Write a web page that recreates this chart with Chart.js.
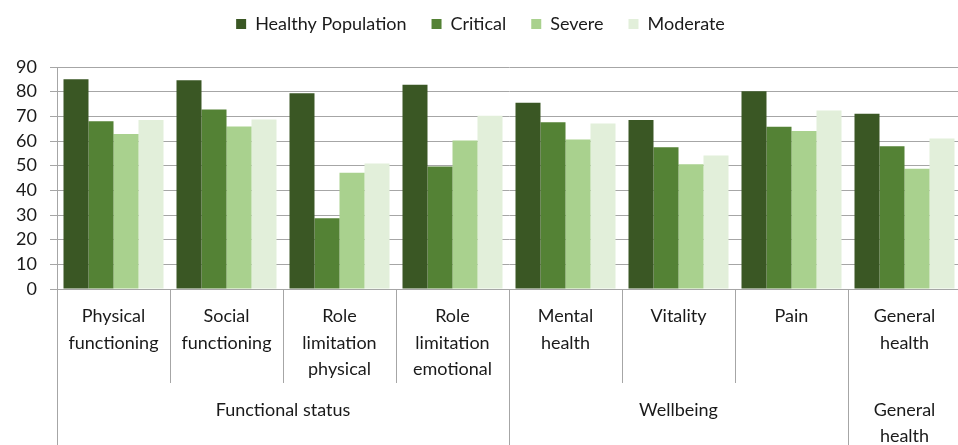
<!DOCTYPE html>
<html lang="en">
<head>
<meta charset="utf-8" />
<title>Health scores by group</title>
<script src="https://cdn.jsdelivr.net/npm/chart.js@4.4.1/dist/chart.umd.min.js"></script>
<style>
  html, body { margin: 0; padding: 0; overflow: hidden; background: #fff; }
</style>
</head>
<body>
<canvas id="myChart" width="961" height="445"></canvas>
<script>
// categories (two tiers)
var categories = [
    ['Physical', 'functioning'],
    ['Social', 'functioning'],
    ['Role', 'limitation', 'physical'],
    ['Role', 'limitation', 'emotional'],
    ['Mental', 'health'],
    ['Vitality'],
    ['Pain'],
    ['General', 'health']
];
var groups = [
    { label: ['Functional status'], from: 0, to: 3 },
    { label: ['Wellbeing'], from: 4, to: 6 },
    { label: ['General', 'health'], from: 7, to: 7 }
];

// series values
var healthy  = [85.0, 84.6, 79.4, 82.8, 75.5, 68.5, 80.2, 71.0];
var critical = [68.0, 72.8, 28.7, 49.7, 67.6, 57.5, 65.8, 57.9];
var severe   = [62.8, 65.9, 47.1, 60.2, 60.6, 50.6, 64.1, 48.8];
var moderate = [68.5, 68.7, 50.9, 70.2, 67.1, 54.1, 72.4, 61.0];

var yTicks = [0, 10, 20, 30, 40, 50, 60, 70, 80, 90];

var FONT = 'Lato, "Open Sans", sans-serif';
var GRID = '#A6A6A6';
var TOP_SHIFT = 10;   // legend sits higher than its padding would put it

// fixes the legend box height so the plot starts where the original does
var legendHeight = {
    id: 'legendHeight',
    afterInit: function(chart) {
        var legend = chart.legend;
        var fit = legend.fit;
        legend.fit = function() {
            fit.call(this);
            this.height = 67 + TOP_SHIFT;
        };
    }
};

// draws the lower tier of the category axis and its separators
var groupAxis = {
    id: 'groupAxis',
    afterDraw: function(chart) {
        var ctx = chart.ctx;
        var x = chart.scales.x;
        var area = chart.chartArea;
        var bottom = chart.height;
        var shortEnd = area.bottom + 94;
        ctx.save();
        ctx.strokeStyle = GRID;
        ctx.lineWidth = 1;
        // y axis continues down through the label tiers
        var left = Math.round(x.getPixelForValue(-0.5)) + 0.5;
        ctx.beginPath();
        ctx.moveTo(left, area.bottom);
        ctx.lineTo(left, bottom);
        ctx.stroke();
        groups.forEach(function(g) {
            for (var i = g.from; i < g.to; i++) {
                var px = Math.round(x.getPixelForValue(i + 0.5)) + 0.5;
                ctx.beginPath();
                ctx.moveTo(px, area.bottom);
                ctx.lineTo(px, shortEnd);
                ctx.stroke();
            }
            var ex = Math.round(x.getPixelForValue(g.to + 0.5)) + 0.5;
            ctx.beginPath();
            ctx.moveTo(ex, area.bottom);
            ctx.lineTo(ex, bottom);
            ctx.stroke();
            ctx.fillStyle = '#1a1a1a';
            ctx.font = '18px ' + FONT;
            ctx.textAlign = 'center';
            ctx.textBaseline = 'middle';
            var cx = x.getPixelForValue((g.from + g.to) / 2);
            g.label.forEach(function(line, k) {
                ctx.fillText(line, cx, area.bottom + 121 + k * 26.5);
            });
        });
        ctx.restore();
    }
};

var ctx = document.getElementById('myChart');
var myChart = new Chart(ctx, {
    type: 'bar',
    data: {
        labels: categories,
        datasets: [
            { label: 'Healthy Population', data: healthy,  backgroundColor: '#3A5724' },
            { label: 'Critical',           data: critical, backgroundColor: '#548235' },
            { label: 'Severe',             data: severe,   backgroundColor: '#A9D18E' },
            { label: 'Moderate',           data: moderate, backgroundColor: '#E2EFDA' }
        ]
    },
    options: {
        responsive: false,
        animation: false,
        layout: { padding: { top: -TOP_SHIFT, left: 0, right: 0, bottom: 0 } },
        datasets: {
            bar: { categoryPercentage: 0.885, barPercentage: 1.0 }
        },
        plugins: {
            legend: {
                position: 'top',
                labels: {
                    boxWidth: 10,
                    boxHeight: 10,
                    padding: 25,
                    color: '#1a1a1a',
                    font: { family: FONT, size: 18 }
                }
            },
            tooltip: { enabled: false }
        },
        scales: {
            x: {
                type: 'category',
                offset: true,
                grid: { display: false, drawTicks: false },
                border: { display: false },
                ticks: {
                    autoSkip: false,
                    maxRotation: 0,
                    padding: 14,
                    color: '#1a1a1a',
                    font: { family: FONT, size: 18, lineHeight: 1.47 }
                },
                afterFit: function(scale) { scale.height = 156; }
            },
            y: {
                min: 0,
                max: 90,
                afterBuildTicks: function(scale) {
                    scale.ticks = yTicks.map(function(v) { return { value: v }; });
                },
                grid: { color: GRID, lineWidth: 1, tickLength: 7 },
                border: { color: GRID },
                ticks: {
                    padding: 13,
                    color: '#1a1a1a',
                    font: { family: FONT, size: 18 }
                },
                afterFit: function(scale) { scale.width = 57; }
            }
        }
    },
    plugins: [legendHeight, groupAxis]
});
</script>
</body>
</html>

********************

Your objective ::
How many lines of the listing include the string "this"? Answer with the number alone.

Problem solution ::
3